_EXERCISE TASK_
All material below is to be reproduced exactly.

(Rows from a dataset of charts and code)
_ _ _ _ _

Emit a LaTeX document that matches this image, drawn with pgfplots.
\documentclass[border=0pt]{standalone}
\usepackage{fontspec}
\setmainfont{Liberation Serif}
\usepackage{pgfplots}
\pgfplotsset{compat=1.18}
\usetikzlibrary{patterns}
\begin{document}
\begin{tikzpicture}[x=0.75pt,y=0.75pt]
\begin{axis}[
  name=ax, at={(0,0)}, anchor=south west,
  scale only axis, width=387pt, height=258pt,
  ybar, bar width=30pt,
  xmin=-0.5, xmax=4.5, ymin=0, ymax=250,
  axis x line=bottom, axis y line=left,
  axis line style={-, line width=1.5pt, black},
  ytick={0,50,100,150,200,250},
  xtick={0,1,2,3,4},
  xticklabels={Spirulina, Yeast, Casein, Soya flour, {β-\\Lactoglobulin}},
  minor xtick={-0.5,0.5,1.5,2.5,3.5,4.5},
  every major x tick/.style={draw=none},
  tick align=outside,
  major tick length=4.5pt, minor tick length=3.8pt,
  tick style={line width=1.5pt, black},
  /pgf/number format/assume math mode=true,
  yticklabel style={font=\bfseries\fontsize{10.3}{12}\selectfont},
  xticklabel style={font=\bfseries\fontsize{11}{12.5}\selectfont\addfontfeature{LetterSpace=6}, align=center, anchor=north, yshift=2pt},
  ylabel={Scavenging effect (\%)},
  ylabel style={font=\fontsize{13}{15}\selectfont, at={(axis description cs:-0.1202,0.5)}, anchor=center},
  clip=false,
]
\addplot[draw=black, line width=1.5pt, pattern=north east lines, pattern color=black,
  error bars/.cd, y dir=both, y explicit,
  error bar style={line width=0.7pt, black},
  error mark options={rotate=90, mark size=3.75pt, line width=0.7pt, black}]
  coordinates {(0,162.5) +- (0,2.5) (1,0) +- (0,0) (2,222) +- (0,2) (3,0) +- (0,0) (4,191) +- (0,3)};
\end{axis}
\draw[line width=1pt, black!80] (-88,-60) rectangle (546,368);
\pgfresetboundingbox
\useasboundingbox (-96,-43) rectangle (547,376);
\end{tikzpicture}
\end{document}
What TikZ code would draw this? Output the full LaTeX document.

_ _ _ _ _

_ANSWER BELOW_
Emit a LaTeX document that matches this image, drawn with pgfplots.
\documentclass[border=0pt]{standalone}
\usepackage{fontspec}
\setmainfont{Liberation Serif}
\usepackage{pgfplots}
\pgfplotsset{compat=1.18}
\usetikzlibrary{patterns}
\begin{document}
\begin{tikzpicture}[x=0.75pt,y=0.75pt]
\begin{axis}[
  name=ax, at={(0,0)}, anchor=south west,
  scale only axis, width=387pt, height=258pt,
  ybar, bar width=30pt,
  xmin=-0.5, xmax=4.5, ymin=0, ymax=250,
  axis x line=bottom, axis y line=left,
  axis line style={-, line width=1.5pt, black},
  ytick={0,50,100,150,200,250},
  xtick={0,1,2,3,4},
  xticklabels={Spirulina, Yeast, Casein, Soya flour, {β-\\Lactoglobulin}},
  minor xtick={-0.5,0.5,1.5,2.5,3.5,4.5},
  every major x tick/.style={draw=none},
  tick align=outside,
  major tick length=4.5pt, minor tick length=3.8pt,
  tick style={line width=1.5pt, black},
  /pgf/number format/assume math mode=true,
  yticklabel style={font=\bfseries\fontsize{10.3}{12}\selectfont},
  xticklabel style={font=\bfseries\fontsize{11}{12.5}\selectfont\addfontfeature{LetterSpace=6}, align=center, anchor=north, yshift=2pt},
  ylabel={Scavenging effect (\%)},
  ylabel style={font=\fontsize{13}{15}\selectfont, at={(axis description cs:-0.1202,0.5)}, anchor=center},
  clip=false,
]
\addplot[draw=black, line width=1.5pt, pattern=north east lines, pattern color=black,
  error bars/.cd, y dir=both, y explicit,
  error bar style={line width=0.7pt, black},
  error mark options={rotate=90, mark size=3.75pt, line width=0.7pt, black}]
  coordinates {(0,162.5) +- (0,2.5) (1,0) +- (0,0) (2,222) +- (0,2) (3,0) +- (0,0) (4,191) +- (0,3)};
\end{axis}
\draw[line width=1pt, black!80] (-88,-60) rectangle (546,368);
\pgfresetboundingbox
\useasboundingbox (-96,-43) rectangle (547,376);
\end{tikzpicture}
\end{document}
What TikZ code would draw this? Output the full LaTeX document.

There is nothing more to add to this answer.